The hybridization of the sulfur atom in SO2 is sp². This explains the trigonal planar electron group geometry predicted by VSEPR theory. One s orbital and two p orbitals of the sulfur atom hybridize to form three sp² hybrid orbitals. Two of these hybrid orbitals form sigma bonds with the oxygen atoms, while the third hybrid orbital accommodates the lone pair of electrons. The remaining unhybridized p orbital of sulfur participates in the formation of the pi bonds with the oxygen atoms.

5. Spectroscopic Evidence:

Various spectroscopic techniques confirm the structural features of SO2. Infrared (IR) spectroscopy reveals characteristic stretching and bending vibrations of the S-O bonds, consistent with a bent molecular geometry and the presence of double bonds.
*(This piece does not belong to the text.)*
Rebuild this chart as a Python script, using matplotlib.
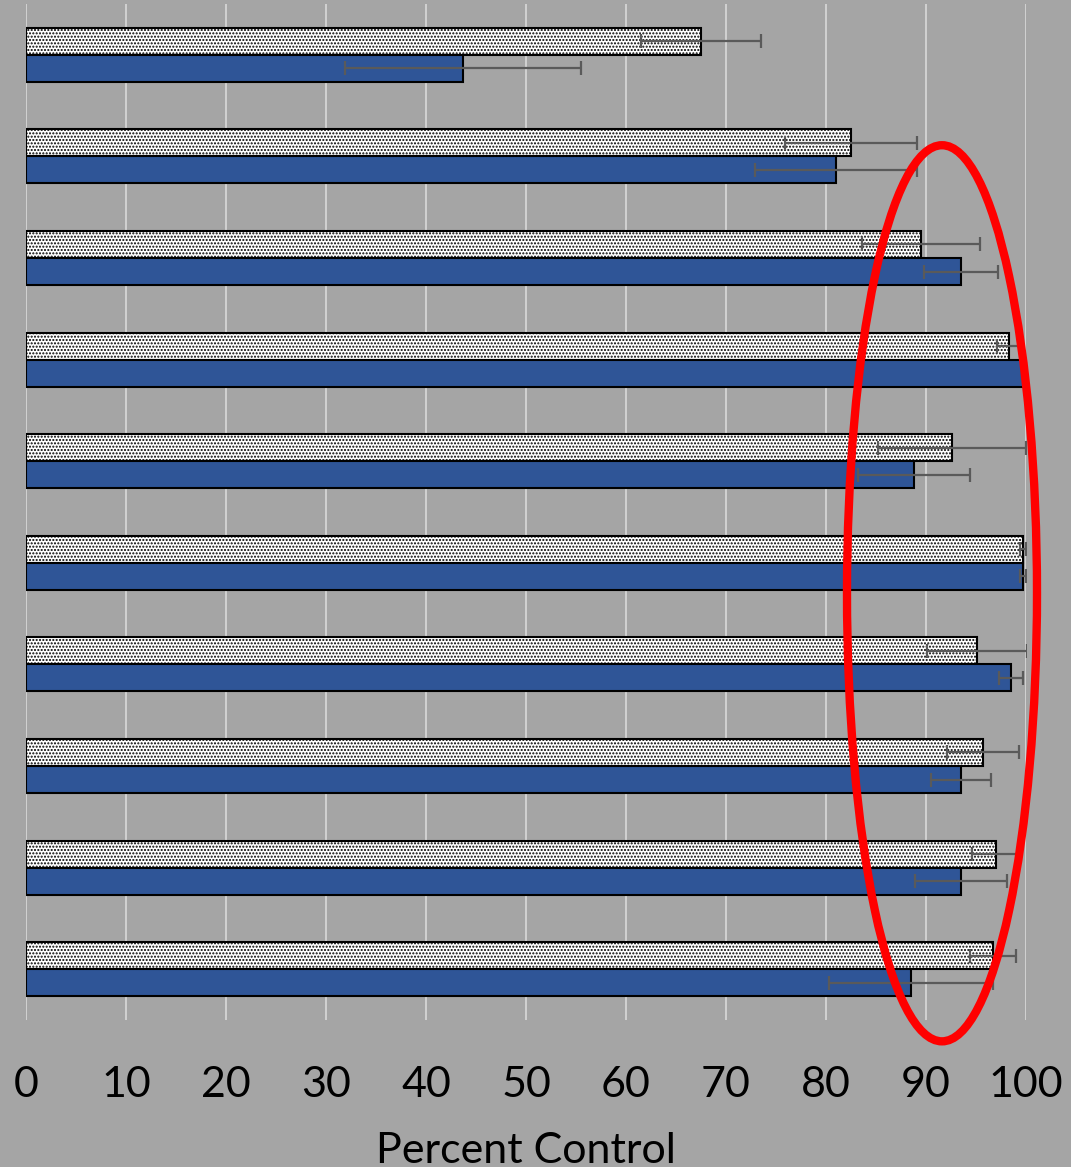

Raman spectroscopy provides further evidence of the vibrational modes. X-ray diffraction studies of solid SO2 provide information on the intermolecular interactions and packing arrangement in the solid state.

6. Environmental and Industrial Significance:

Sulfur dioxide is a significant air pollutant, primarily resulting from the combustion of fossil fuels and industrial processes. It is a precursor to acid rain, formed when SO2 reacts with water vapor in the atmosphere to produce sulfuric acid (H2SO4). Acid rain causes significant environmental damage, affecting aquatic ecosystems, forests, and infrastructure. Therefore, stringent regulations are in place to control SO2 emissions.

Industrially, SO2 is used in the production of sulfuric acid, a crucial chemical in many industrial processes. It's also used as a preservative in food and wine, and as a bleaching agent.

7. Health Effects:

Exposure to high concentrations of SO2 can cause respiratory irritation, coughing, and shortness of breath. Long-term exposure can contribute to respiratory illnesses and cardiovascular problems. The World Health Organization (WHO) sets guidelines for safe levels of SO2 in the air to protect public health.

Conclusion:

The structure of SO2, as revealed through Lewis structures, VSEPR theory, and spectroscopic techniques, is a crucial aspect of understanding its chemical behavior and its impact on the environment and human health. Its bent molecular geometry, polar nature, and the presence of delocalized double bonds dictate its reactivity and physical properties, making it a significant molecule in both industrial processes and atmospheric chemistry. Continued research into SO2's behavior and its effects on the environment remains critical for developing strategies to mitigate its negative impacts.